Puritan Witch: The Redemption of Rebecca Eames is a fascinating tale of one woman's terrible experiences during the Salem Witch Trials of the 17th century. The reader is led into a world of heart breaking and brutal horror, when hysteria gripped a community and neighbours allowed their fear to turn them against innocent friends. These victims suffered persecution, incarceration, pain and miscarriages of justice.
We are allowed to witness Rebecca's imprisonment, terror, physical and mental pain, and feelings of hopelessness; all of which cause her to sink into a malaise of madness. Her tragic tale begins with an angry word, said one day, during a quarrel with a member of the Swan family, with whom there is a long standing feud. The author’s treatment of these events illustrates well how such an everyday incident could cause someone, like Rebecca Eames, and their family to lose everything and makes one realise that no one was truly safe then. Although, I must admit it did make this reader pause to think of what similar atmospheres probably exist in communities governed by the Taliban, or even amongst the past societies of Mao Zedong and Joseph Stalin.

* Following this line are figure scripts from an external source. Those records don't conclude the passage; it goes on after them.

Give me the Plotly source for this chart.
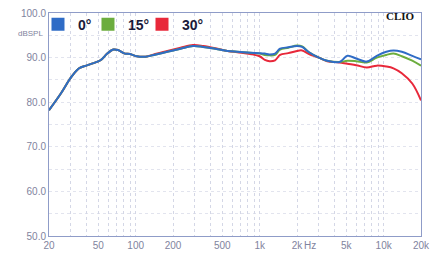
import plotly.graph_objects as go
import math

freq = [20, 25, 30, 35, 40, 45, 52, 59, 66, 72,
        82, 90, 102, 120, 140, 180, 230, 290, 350, 440,
        550, 660, 840, 1000, 1100, 1200, 1330, 1460, 1700, 2000,
        2200, 2500, 3000, 3500, 4400, 5100, 6000, 7300, 8800, 10500,
        12000, 14000, 17000, 20000]

spl_0 = [78.2, 82.0, 85.5, 87.6, 88.2, 88.7, 89.4, 90.9, 91.8, 91.7,
         90.9, 90.8, 90.3, 90.2, 90.6, 91.3, 92.0, 92.6, 92.4, 92.0,
         91.5, 91.3, 91.1, 91.0, 90.9, 90.7, 90.9, 92.0, 92.3, 92.6,
         92.4, 91.2, 90.0, 89.3, 89.0, 90.4, 89.8, 89.1, 90.4, 91.3,
         91.6, 91.3, 90.4, 89.6]

spl_15 = [78.2, 82.0, 85.5, 87.6, 88.2, 88.7, 89.4, 90.9, 91.8, 91.7,
          90.9, 90.8, 90.3, 90.2, 90.6, 91.3, 92.0, 92.6, 92.4, 92.0,
          91.5, 91.3, 91.1, 90.9, 90.6, 90.5, 90.6, 91.8, 92.2, 92.7,
          92.5, 91.2, 90.0, 89.3, 89.0, 89.3, 89.2, 88.9, 90.0, 90.6,
          90.9, 90.3, 89.3, 88.2]

spl_30 = [78.2, 82.0, 85.5, 87.6, 88.2, 88.7, 89.4, 90.9, 91.8, 91.7,
          90.9, 90.8, 90.3, 90.2, 90.7, 91.5, 92.2, 92.8, 92.6, 92.1,
          91.5, 91.2, 90.8, 90.3, 89.5, 89.2, 89.4, 90.6, 91.0, 91.5,
          91.6, 90.8, 90.0, 89.2, 88.9, 88.6, 88.3, 87.8, 88.2, 88.0,
          87.6, 86.5, 84.2, 80.4]

series_names = ["0°", "15°", "30°"]
series_colors = ["#2f6cc6", "#6cad3e", "#e8283a"]

tick_vals = [20, 30, 40, 50, 60, 70, 80, 90, 100, 200, 300, 400, 500, 600, 700, 800, 900,
             1000, 2000, 3000, 4000, 5000, 6000, 7000, 8000, 9000, 10000, 20000]
tick_text = ["20", "", "", "50", "", "", "", "", "100", "200", "", "", "500", "", "", "", "",
             "1k", "2k", "", "", "5k", "", "", "", "", "10k", "20k"]
y_ticks = [50, 60, 70, 80, 90, 100]
y_text = ["50.0", "60.0", "70.0", "80.0", "90.0", "100.0"]

fig = go.Figure()

# draw red first, then green, then blue on top
for vals, name, color in [(spl_30, series_names[2], series_colors[2]),
                          (spl_15, series_names[1], series_colors[1]),
                          (spl_0, series_names[0], series_colors[0])]:
    fig.add_trace(go.Scatter(x=freq, y=vals, mode="lines", line=dict(color=color, width=2, shape="spline"),
                             showlegend=False, hoverinfo="skip"))

legend_ids = ["legend", "legend2", "legend3"]
for name, color, lid in zip(series_names, series_colors, legend_ids):
    fig.add_trace(go.Scatter(x=[None], y=[None], mode="markers", name=name, legend=lid,
                             marker=dict(symbol="square", size=13, color=color)))

tick_color = "#7f849e"
legend_font = dict(size=14, color="#1a1a3a", family="Liberation Sans", weight="bold")


def legend_box(xpos):
    return dict(orientation="h", x=xpos, y=1.02, xanchor="left", yanchor="top",
                bgcolor="rgba(255,255,255,0)", font=legend_font, itemwidth=30)


# the page body adds an 8px offset; the figure is sized to fill the rest of the window
fig.update_layout(
    width=430, height=249,
    margin=dict(l=41, r=17, t=5, b=21, autoexpand=False),
    paper_bgcolor="white", plot_bgcolor="white",
    font=dict(family="Liberation Sans", size=10, color=tick_color),
    legend=legend_box(-0.0296),
    legend2=legend_box(0.1048),
    legend3=legend_box(0.2500),
    xaxis=dict(type="log", range=[math.log10(20), math.log10(20000)],
               tickvals=tick_vals, ticktext=tick_text, ticks="",
               showgrid=True, gridcolor="#d4d7e6", griddash="dot", gridwidth=1,
               showline=True, linecolor="#8f9cc8", linewidth=1, mirror=True,
               zeroline=False, tickfont=dict(size=10, color=tick_color)),
    yaxis=dict(range=[50, 100], tickvals=y_ticks, ticktext=y_text, ticks="",
               showgrid=False, showline=True, linecolor="#8f9cc8", linewidth=1, mirror=True,
               zeroline=False, tickfont=dict(size=10, color=tick_color), ticklabeloverflow="allow",
               minor=dict(dtick=5, showgrid=True, gridcolor="#e2e4ee", griddash="dot", gridwidth=1)),
    showlegend=True,
)

fig.add_annotation(text="Hz", xref="x", yref="paper", x=math.log10(2550), y=0, yanchor="middle", yshift=-9,
                   showarrow=False, font=dict(size=10, color=tick_color))
fig.add_annotation(text="dBSPL", xref="paper", yref="y", x=0, y=95.3, xanchor="right", xshift=-4,
                   showarrow=False, font=dict(size=8, color=tick_color))
fig.add_annotation(text="<b>CLIO</b>", xref="paper", yref="paper", x=1, y=1, xanchor="right", yanchor="middle",
                   xshift=-4, yshift=-3, showarrow=False,
                   font=dict(size=11, color="#111111", family="Liberation Serif"))

fig.write_html("out.html")
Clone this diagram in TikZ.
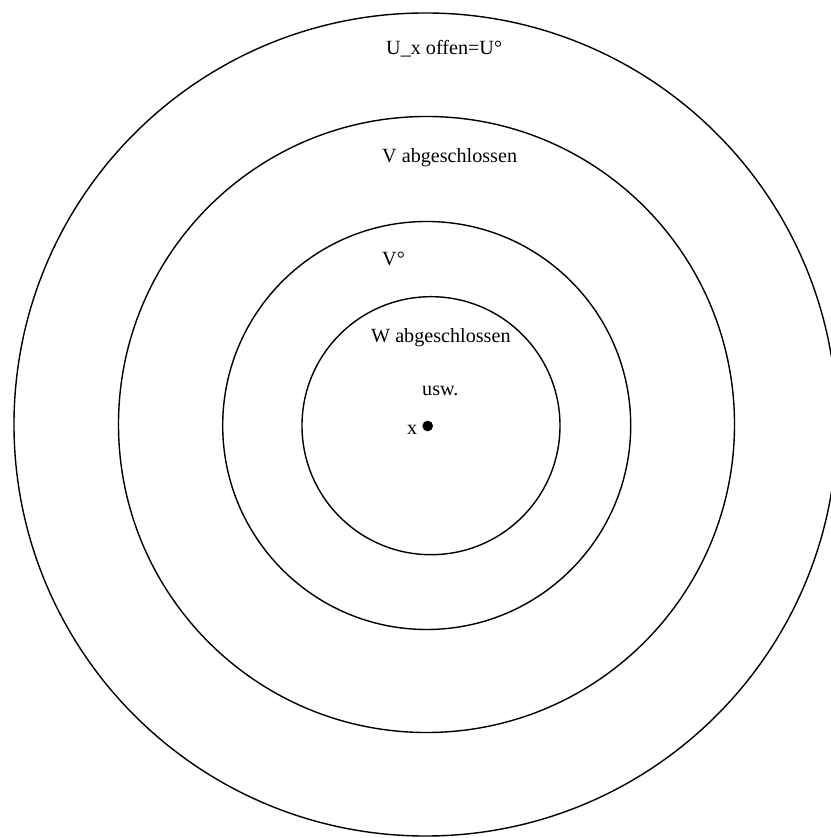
\documentclass[tikz,border=0pt]{standalone}
\usepackage{fontspec}
\setmainfont{Liberation Serif}
\begin{document}
\begin{tikzpicture}[
        x=0.03cm, y=0.03cm,
        every node/.style={font=\fontsize{17.2}{20}\selectfont},
        ring/.style={draw, line width=1.2pt},
        setlabel/.style={anchor=base west, inner sep=0pt}
    ]
        \useasboundingbox (0,0) rectangle (830,838);

        % nested neighbourhoods
        \draw[ring] (425.5,413.5) circle[radius=12.345cm];
        \draw[ring] (426.5,413.5) circle[radius=9.24cm];
        \draw[ring] (426.7,412.5) circle[radius=6.12cm];
        \draw[ring] (431,412.3) circle[radius=3.87cm];
        \fill (427.7,412) circle[radius=0.16cm];

        \node[setlabel] (ulabel) at (386,783) {U\_x offen=U°};
        \node[setlabel] (vlabel) at (382,675) {V abgeschlossen};
        \node[setlabel] (vint) at (382,572) {V°};
        \node[setlabel] (wlabel) at (371,495) {W abgeschlossen};
        \node[setlabel] (etc) at (422,442) {usw.};
        \node[setlabel] (xlabel) at (407,403) {x};
    \end{tikzpicture}
\end{document}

This is a well written, if disturbing, first novel. The book is well researched and from it I gained much additional knowledge. Peni Jo Renner's writing style is engaging, with realistic dialogue that seems characteristic of the region and times. I recommend it to anyone who enjoys historical fiction, which normally does not include myself as I find the blend of fact with imaginative fiction unsatisfying and usually full of holes. It was not the case with Puritan Witch which I found absorbing and strangely enjoyable.